Usage scenario. Most of the time, the producer will be running on one core and the consumer on another, and they will producing and consuming from their respective ends of the shared memory structure as fast as they can go. No locking; no synching; no (elective) context switching.
Occasionally, one end or the other will get preempted for some higher priority thread. At this point, the shared data structure will become either full, or empty depending upon which end is still running. At that point, that end needs to enter a wait state until the other end gets another timeslice, does its thing, relieving the empty or full state and waking up the other end to continue.
Most of the time, given a correctly sized, and well-written buffering data-structure, the above scenario is both lock-free, wait free and requires no system calls (ring3/ring0/ring3 transitions). Both consumer and producer threads are free to run as fast as their processing requirements allow them and utilise their full timeslices. The latter point is the key to maximum utilisation.
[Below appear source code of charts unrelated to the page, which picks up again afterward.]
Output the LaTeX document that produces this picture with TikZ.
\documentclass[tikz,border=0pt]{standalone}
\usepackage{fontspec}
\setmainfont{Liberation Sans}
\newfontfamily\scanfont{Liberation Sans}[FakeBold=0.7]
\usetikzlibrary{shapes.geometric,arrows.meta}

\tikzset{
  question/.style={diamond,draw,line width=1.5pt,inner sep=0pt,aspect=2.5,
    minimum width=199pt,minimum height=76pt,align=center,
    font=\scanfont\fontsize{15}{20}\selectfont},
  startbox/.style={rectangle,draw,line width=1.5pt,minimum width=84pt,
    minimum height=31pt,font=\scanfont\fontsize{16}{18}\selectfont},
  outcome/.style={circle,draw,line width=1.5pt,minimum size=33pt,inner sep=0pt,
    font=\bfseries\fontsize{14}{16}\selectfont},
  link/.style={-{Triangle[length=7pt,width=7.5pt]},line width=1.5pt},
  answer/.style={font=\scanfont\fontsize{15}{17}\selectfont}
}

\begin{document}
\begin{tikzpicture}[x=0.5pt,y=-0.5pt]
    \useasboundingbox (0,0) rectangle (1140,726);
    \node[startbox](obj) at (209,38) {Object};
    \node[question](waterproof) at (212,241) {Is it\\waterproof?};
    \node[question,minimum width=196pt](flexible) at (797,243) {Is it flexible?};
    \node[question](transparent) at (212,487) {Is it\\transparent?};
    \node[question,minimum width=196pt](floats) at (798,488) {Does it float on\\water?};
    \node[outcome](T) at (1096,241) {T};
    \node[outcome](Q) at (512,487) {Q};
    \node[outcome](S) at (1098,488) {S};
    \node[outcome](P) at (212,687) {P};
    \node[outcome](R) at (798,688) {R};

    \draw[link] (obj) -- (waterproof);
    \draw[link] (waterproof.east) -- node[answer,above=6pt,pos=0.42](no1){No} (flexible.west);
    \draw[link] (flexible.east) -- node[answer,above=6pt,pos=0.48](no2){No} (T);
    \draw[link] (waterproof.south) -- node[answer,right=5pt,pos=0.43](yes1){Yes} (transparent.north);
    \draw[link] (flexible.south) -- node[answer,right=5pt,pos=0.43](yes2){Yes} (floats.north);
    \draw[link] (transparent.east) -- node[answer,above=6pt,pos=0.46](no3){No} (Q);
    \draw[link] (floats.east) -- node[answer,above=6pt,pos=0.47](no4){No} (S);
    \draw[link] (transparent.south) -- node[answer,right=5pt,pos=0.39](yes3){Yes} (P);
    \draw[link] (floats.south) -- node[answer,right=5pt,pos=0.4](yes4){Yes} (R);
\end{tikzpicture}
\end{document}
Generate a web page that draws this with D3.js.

If I use suspend/resume, buffer empty/full conditions are guaranteed to not only require a multiple calls into the kernel, but also (at least one) very expensive context switch. If I use cond_vars and (unneeded) kernel mutexs, this also means an expensive call into the kernel for every read & write.
The whole point of lock-free & wait-free algorithms is that they avoid both: expensive calls into the kernel; and expensive elective context switches--ie. non-pre-emptive ceding of the cpu--in order to make full use of each time-slice allotted.
The point of Fast, user-space mutexes is that they run in user-space, and are therefore faster.
The (lock-free/wait-free) algorithms are getting better and better defined. The hardware support (CAS, XCHG and similar SMP atomic instructions) is getting better and better with every new generation of processors.
The limitations are currently locking, syncing and signalling mechanisms designed for single-processor/core IPC purposes. Given that much of the HPC research is done on *nix boxes of one flavour or another, I know there are better mechanisms out there. This thread was meant to be about enlisting help to find them, not argue about whether they are possible, or even required.
Examine what is said, not who speaks -- Silence betokens consent -- Love the truth but pardon error.
"Science is about questioning the status quo. Questioning authority".
In the absence of evidence, opinion is indistinguishable from prejudice.